Return each line of the listing below, unchanged, and omit the images.

..........

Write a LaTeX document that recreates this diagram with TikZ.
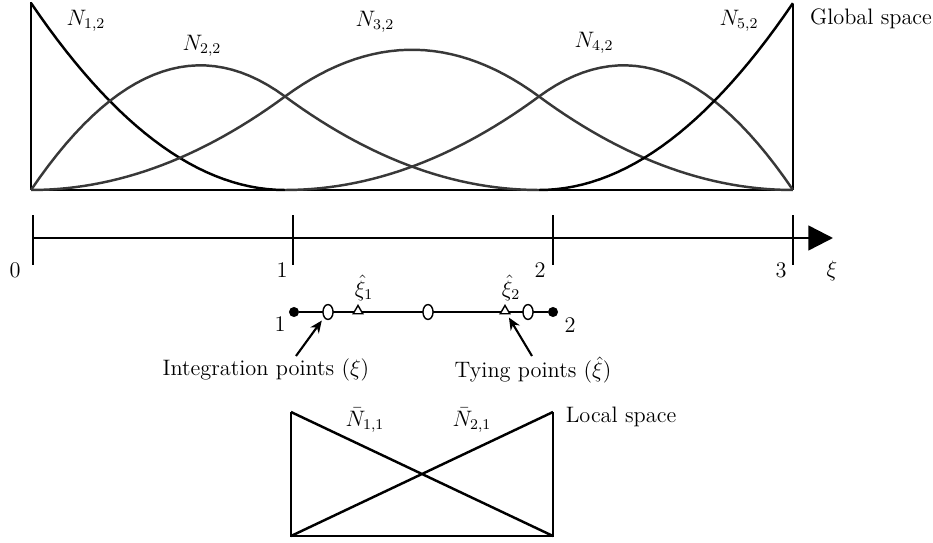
\documentclass[tikz,border=0pt]{standalone}
\usetikzlibrary{arrows.meta,shapes.geometric}
\tikzset{
	every node/.style={font=\large,scale=1.06},
	frame/.style={line width=0.9pt},
	basis/.style={line width=1.4pt,black!78},
	axis/.style={line width=1.4pt,-{Triangle[length=14pt,width=14pt]}},
	pointer/.style={line width=1.2pt,-{Stealth[length=7pt,width=6pt]},shorten >=2pt},
	node/.style={circle,fill=black,inner sep=0pt,minimum size=0.19cm},
	gauss/.style={ellipse,draw,fill=white,line width=0.8pt,inner sep=0pt,minimum width=0.19cm,minimum height=0.28cm},
	tying/.style={regular polygon,regular polygon sides=3,draw,fill=white,line width=0.8pt,inner sep=0pt,minimum size=0.21cm}
}
\begin{document}
\begin{tikzpicture}[x=0.02cm,y=0.02cm]
	\useasboundingbox (0,0) rectangle (933,542);
	% global space
	\draw[frame] (31,540) -- (31,352);
	\draw[frame] (793,538) -- (793,352);
	\draw[line width=1.7pt] (31,352) -- (793,352);
	\draw[basis,black] plot[domain=0:1,samples=30] ({31+254*\x},{352+187*(1-\x)^2});
	\draw[basis] plot[domain=0:1,samples=30] ({31+254*\x},{352+187*(2*\x-1.5*\x*\x)})
		-- plot[domain=1:2,samples=30] ({31+254*\x},{352+187*0.5*(2-\x)^2});
	\draw[basis] plot[domain=0:1,samples=30] ({31+254*\x},{352+187*0.5*\x*\x})
		-- plot[domain=1:2,samples=30] ({31+254*\x},{352+187*0.5*(-2*\x*\x+6*\x-3)})
		-- plot[domain=2:3,samples=30] ({31+254*\x},{352+187*0.5*(3-\x)^2});
	\draw[basis] plot[domain=1:2,samples=30] ({31+254*\x},{352+187*0.5*(\x-1)^2})
		-- plot[domain=2:3,samples=30] ({31+254*\x},{352+187*(2*(3-\x)-1.5*(3-\x)^2)});
	\draw[basis,black] plot[domain=2:3,samples=30] ({31+254*\x},{352+187*(\x-2)^2});
	\foreach \i/\px/\py in {1/86/521, 2/202/496, 3/375/520, 4/594/499, 5/739/521}{
		\node (N\i) at (\px,\py) {$N_{\i,2}$};
	}
	\node (global) at (871,523) {Global space};
	% knots
	\draw[axis] (33,304) -- (833,304);
	\foreach \i/\px/\lx in {0/33/15, 1/293/282, 2/553/540, 3/793/781}{
		\draw[frame] (\px,327) -- (\px,277);
		\node (k\i) at (\lx,272) {$\i$};
	}
	\node (xi) at (832,271) {$\xi$};
	% element
	\node[node] (e1) at (294,230) {};
	\node[node] (e2) at (553,230) {};
	\draw[line width=1.7pt] (e1) -- (e2);
	\node at (280,218) (l1) {$1$};
	\node at (570,217) (l2) {$2$};
	\foreach \i/\px in {1/328, 2/428, 3/528}{
		\node[gauss] (ip\i) at (\px,230) {};
	}
	\foreach \i/\px in {1/358, 2/505}{
		\node[tying] (tp\i) at (\px,231) {};
		\node (xh\i) at (\px+6,254) {$\hat{\xi}_\i$};
	}
	\node (intlab) at (266,172) {Integration points $(\xi)$};
	\node (tielab) at (533,172) {Tying points $(\hat{\xi})$};
	\coordinate (itail) at (296,186);
	\coordinate (ttail) at (532,186);
	\draw[pointer] (itail) -- (ip1);
	\draw[pointer] (ttail) -- (tp2);
	% local space
	\draw[line width=1.4pt] (291,130) -- (291,6) -- (553,6) -- (553,130);
	\draw[line width=1.4pt] (291,130) -- (553,6) (291,6) -- (553,130);
	\node (M1) at (365,122) {$\bar{N}_{1,1}$};
	\node (M2) at (472,122) {$\bar{N}_{2,1}$};
	\node (local) at (621,125) {Local space};
\end{tikzpicture}
\end{document}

..........

Result of this task -
Write a LaTeX document that recreates this diagram with TikZ.
\documentclass[tikz,border=0pt]{standalone}
\usetikzlibrary{arrows.meta,shapes.geometric}
\tikzset{
	every node/.style={font=\large,scale=1.06},
	frame/.style={line width=0.9pt},
	basis/.style={line width=1.4pt,black!78},
	axis/.style={line width=1.4pt,-{Triangle[length=14pt,width=14pt]}},
	pointer/.style={line width=1.2pt,-{Stealth[length=7pt,width=6pt]},shorten >=2pt},
	node/.style={circle,fill=black,inner sep=0pt,minimum size=0.19cm},
	gauss/.style={ellipse,draw,fill=white,line width=0.8pt,inner sep=0pt,minimum width=0.19cm,minimum height=0.28cm},
	tying/.style={regular polygon,regular polygon sides=3,draw,fill=white,line width=0.8pt,inner sep=0pt,minimum size=0.21cm}
}
\begin{document}
\begin{tikzpicture}[x=0.02cm,y=0.02cm]
	\useasboundingbox (0,0) rectangle (933,542);
	% global space
	\draw[frame] (31,540) -- (31,352);
	\draw[frame] (793,538) -- (793,352);
	\draw[line width=1.7pt] (31,352) -- (793,352);
	\draw[basis,black] plot[domain=0:1,samples=30] ({31+254*\x},{352+187*(1-\x)^2});
	\draw[basis] plot[domain=0:1,samples=30] ({31+254*\x},{352+187*(2*\x-1.5*\x*\x)})
		-- plot[domain=1:2,samples=30] ({31+254*\x},{352+187*0.5*(2-\x)^2});
	\draw[basis] plot[domain=0:1,samples=30] ({31+254*\x},{352+187*0.5*\x*\x})
		-- plot[domain=1:2,samples=30] ({31+254*\x},{352+187*0.5*(-2*\x*\x+6*\x-3)})
		-- plot[domain=2:3,samples=30] ({31+254*\x},{352+187*0.5*(3-\x)^2});
	\draw[basis] plot[domain=1:2,samples=30] ({31+254*\x},{352+187*0.5*(\x-1)^2})
		-- plot[domain=2:3,samples=30] ({31+254*\x},{352+187*(2*(3-\x)-1.5*(3-\x)^2)});
	\draw[basis,black] plot[domain=2:3,samples=30] ({31+254*\x},{352+187*(\x-2)^2});
	\foreach \i/\px/\py in {1/86/521, 2/202/496, 3/375/520, 4/594/499, 5/739/521}{
		\node (N\i) at (\px,\py) {$N_{\i,2}$};
	}
	\node (global) at (871,523) {Global space};
	% knots
	\draw[axis] (33,304) -- (833,304);
	\foreach \i/\px/\lx in {0/33/15, 1/293/282, 2/553/540, 3/793/781}{
		\draw[frame] (\px,327) -- (\px,277);
		\node (k\i) at (\lx,272) {$\i$};
	}
	\node (xi) at (832,271) {$\xi$};
	% element
	\node[node] (e1) at (294,230) {};
	\node[node] (e2) at (553,230) {};
	\draw[line width=1.7pt] (e1) -- (e2);
	\node at (280,218) (l1) {$1$};
	\node at (570,217) (l2) {$2$};
	\foreach \i/\px in {1/328, 2/428, 3/528}{
		\node[gauss] (ip\i) at (\px,230) {};
	}
	\foreach \i/\px in {1/358, 2/505}{
		\node[tying] (tp\i) at (\px,231) {};
		\node (xh\i) at (\px+6,254) {$\hat{\xi}_\i$};
	}
	\node (intlab) at (266,172) {Integration points $(\xi)$};
	\node (tielab) at (533,172) {Tying points $(\hat{\xi})$};
	\coordinate (itail) at (296,186);
	\coordinate (ttail) at (532,186);
	\draw[pointer] (itail) -- (ip1);
	\draw[pointer] (ttail) -- (tp2);
	% local space
	\draw[line width=1.4pt] (291,130) -- (291,6) -- (553,6) -- (553,130);
	\draw[line width=1.4pt] (291,130) -- (553,6) (291,6) -- (553,130);
	\node (M1) at (365,122) {$\bar{N}_{1,1}$};
	\node (M2) at (472,122) {$\bar{N}_{2,1}$};
	\node (local) at (621,125) {Local space};
\end{tikzpicture}
\end{document}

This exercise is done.